In late November, a plenary session of the Central Military Commission presided over by Xi released a plan to reorganize the commission itself and the current seven military regions.

In addition, the proportion of each service in the military would be adjusted to optimize the operational capabilities of each, the plan stipulates.

At recent news conferences, Defense Ministry spokesman Yang Yujun explained that after the reform the Central Military Commission would become slimmer and more efficient, while decisions on some specific matters will be left to lower-level authorities.

He stressed that the establishment of the rocket force doesn't mean China is changing its nuclear policy or strategy.

Reiterating the no-first-use nuclear weapons policy and the country's defensive nuclear strategy, the spokesman said China always keeps its nuclear capability at the minimum level required for safeguarding its national security.

The rocket force's predecessor, the PLA Second Artillery Corps, was formed in 1966 to operate the country's strategic missiles.

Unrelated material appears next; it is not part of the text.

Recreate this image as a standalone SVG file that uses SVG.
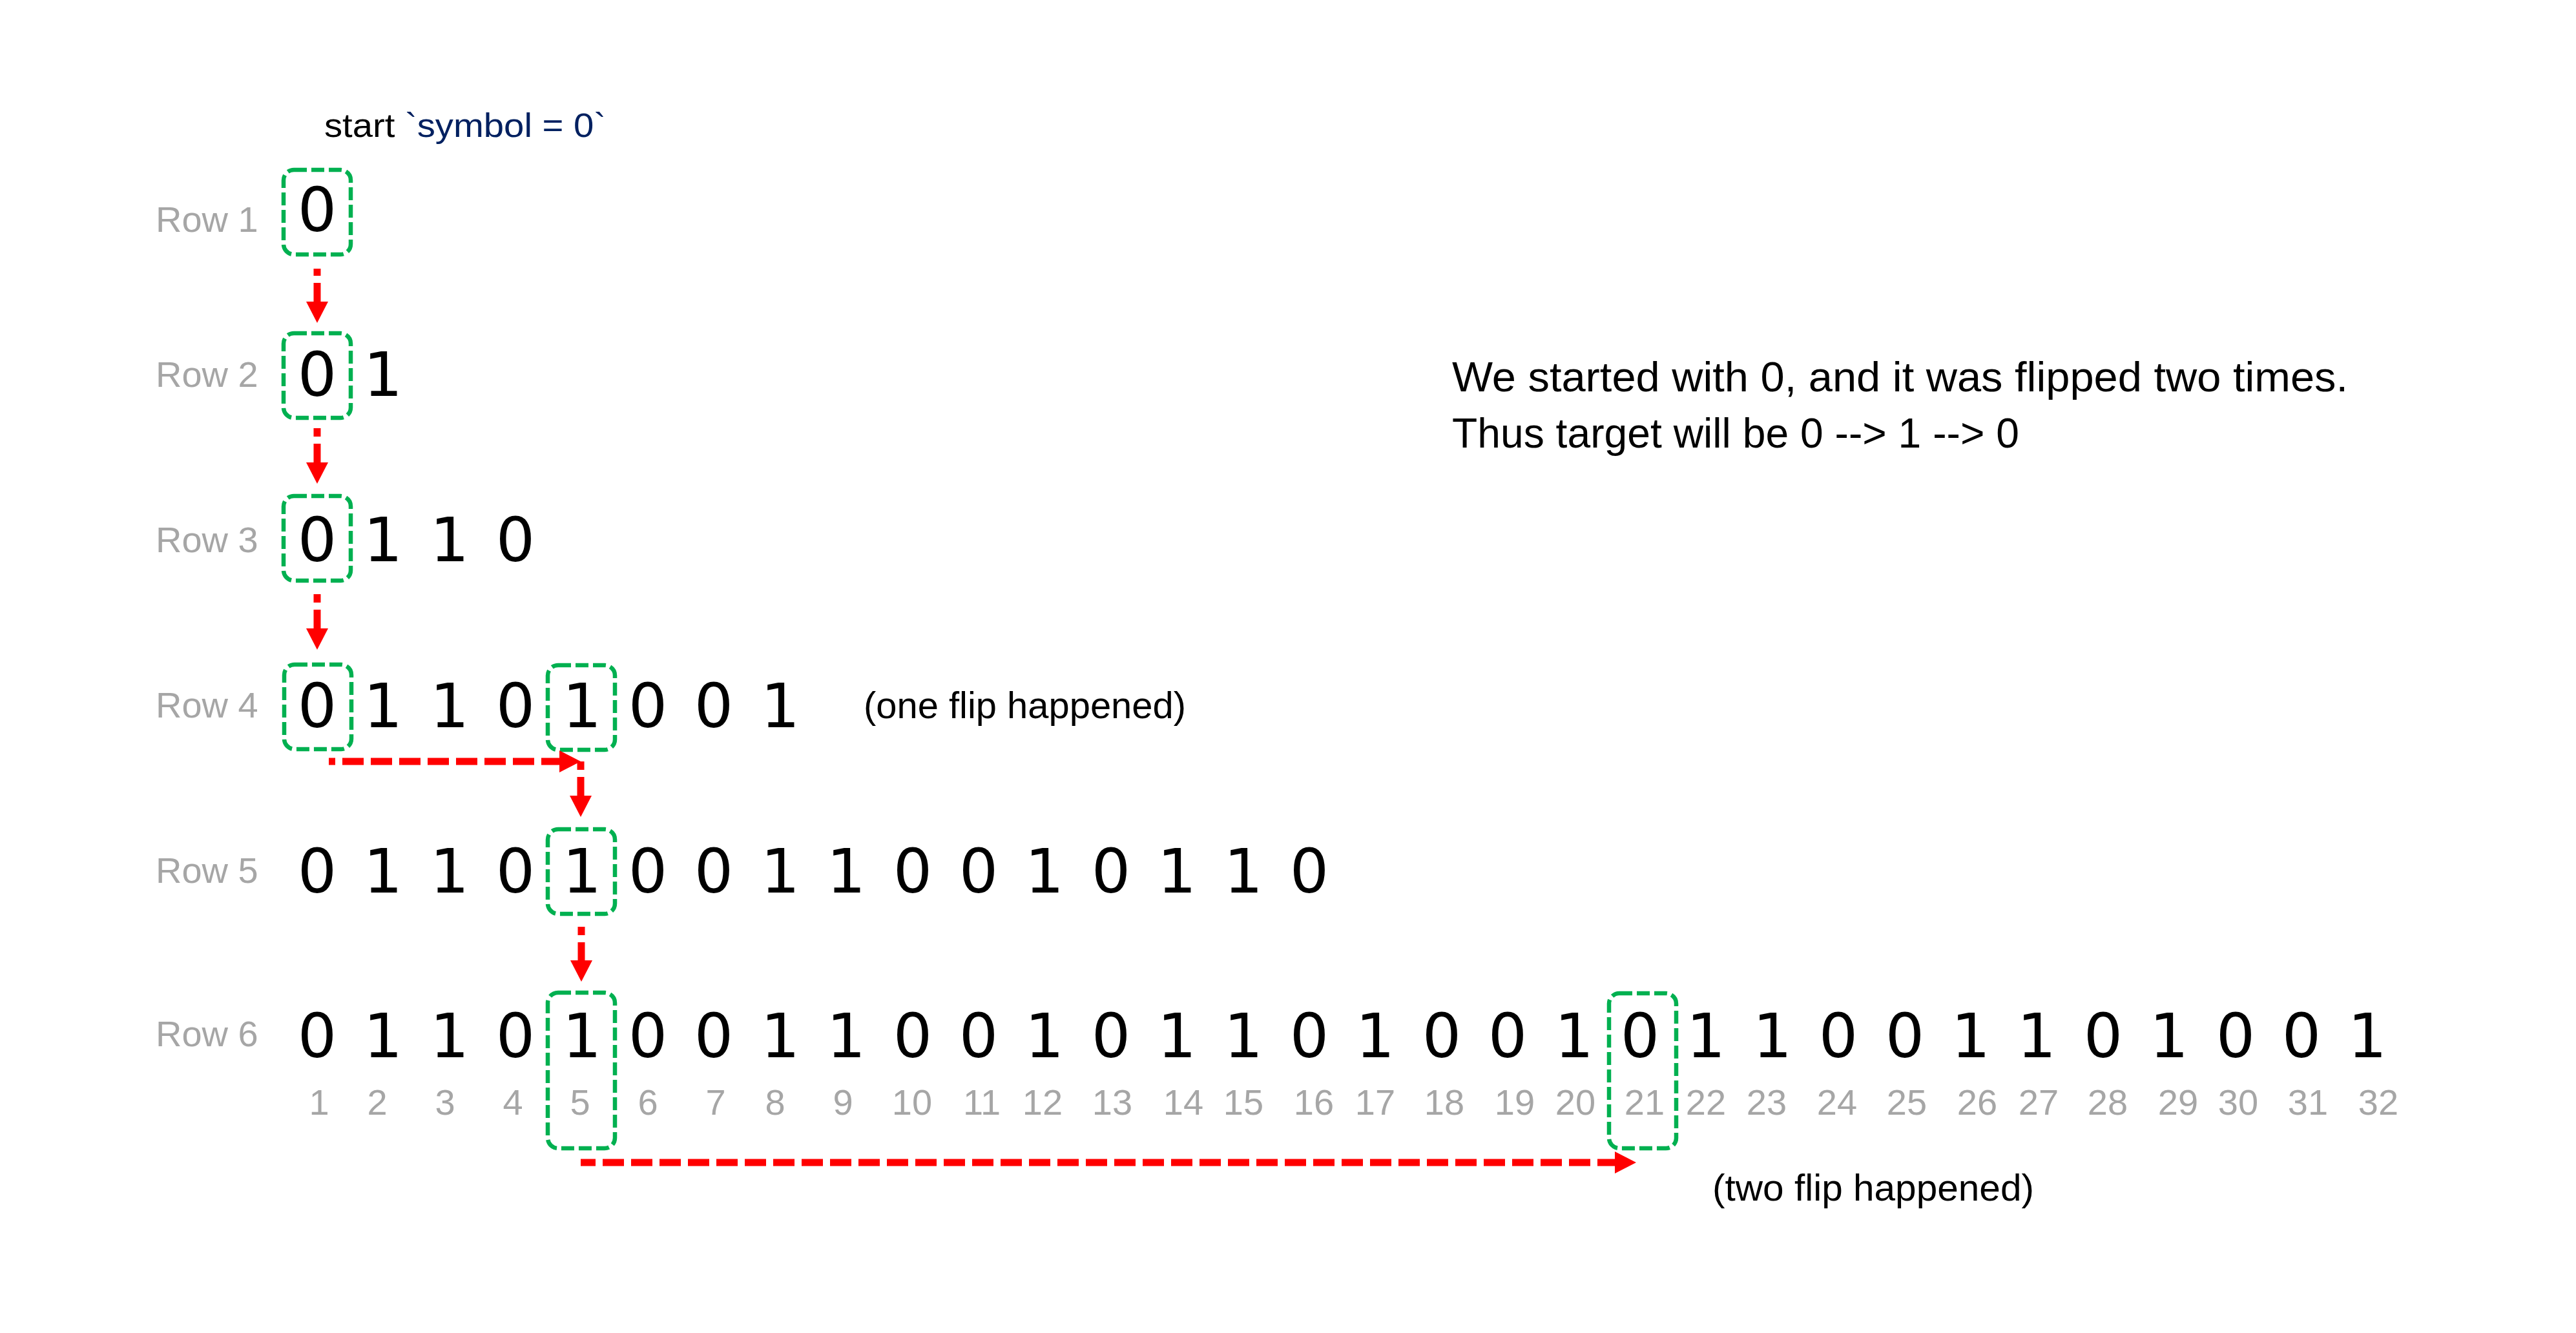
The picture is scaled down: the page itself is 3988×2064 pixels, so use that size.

Its name was given by then-premier Zhou Enlai in an attempt to keep its true functions secret. The missile force made its public debut in 1984.

Lou Yaoliang, head of military strategy studies at the National Defense University, says that, although the PLA has been reforming for years, this latest round guided by Xi will be "the biggest one in terms of strength, scope, the difficulties it will meet, and its impact".

The establishment of leading organs for the PLA Army is a highlight, he says. In the past, more than 20 PLA central departments were in charge of various aspects of the ground force, leading to a host of obstacles in the effort to build a strong army, Lou says.

"The establishment of the army headquarters also means the PLA has begun to change its long-held army-centered mentality," he says.

Yao Yunzhu, a senior researcher at the PLA Academy of Military Science, says the establishment of the strategic support force will integrate the support forces of different services to improve efficiency and save costs.

Meanwhile, some weapons experts have suggested that the PLA will need to set up inter-services platforms and more universal hardware to improve its combat readiness.

Wang Ya'nan, deputy editor-in-chief of Aerospace Knowledge magazine, says: "President Xi has repeatedly stressed the importance of information and joint operation capabilities, which I believe are pillars to winning modern warfare.

"So the PLA should give priority to developing an inter-services command and logistics system."

He says the PLA Army, Navy, Air Force and Rocket Force, currently have their own platforms to handle information, maneuver units and arrange logistics.

Wang says these separate platforms should be integrated to allow a smoother chain of command. He also suggests that a universal early-warning and control system and long-range transport aircraft are needed for all services, rather than just the air force.

"Information obtained by an inter-services early-warning and control system can be simultaneously shared by different forces, ensuring the timely and accurate awareness of battlefield information and facilitating joint operations," he says.

Wang adds that large planes like the Y-20, which made its maiden flight in January 2013, and which developers expect to deliver to the PLA soon, will make troop deployment easier, enabling the military to act more promptly and to better respond to emergencies.

He says the army, the PLA's largest branch, should develop a next-generation main battle tank, which he proposes should be highly automated and have better information capability than the current Type-99A tank.

Cao Weidong, a researcher at the PLA Naval Military Studies Research Institute, says for the army, air force, navy and missile forces to act in concert with each other, more military satellites will be needed as they will play an increasingly important role in obtaining information and transmitting directives among different fighting units.

"The air force and navy will need more equipment that can perform or support long-range operations. For instance, the navy will need amphibious assault ships, large supply vessels and advanced guided missile destroyers, while the air force will pursue long-range refueling aircraft," he says.

Wu Peixin, a military observer in Beijing, says the PLA should develop new individual smart weapons and portable logistics devices, which will strengthen each soldier's combat capability.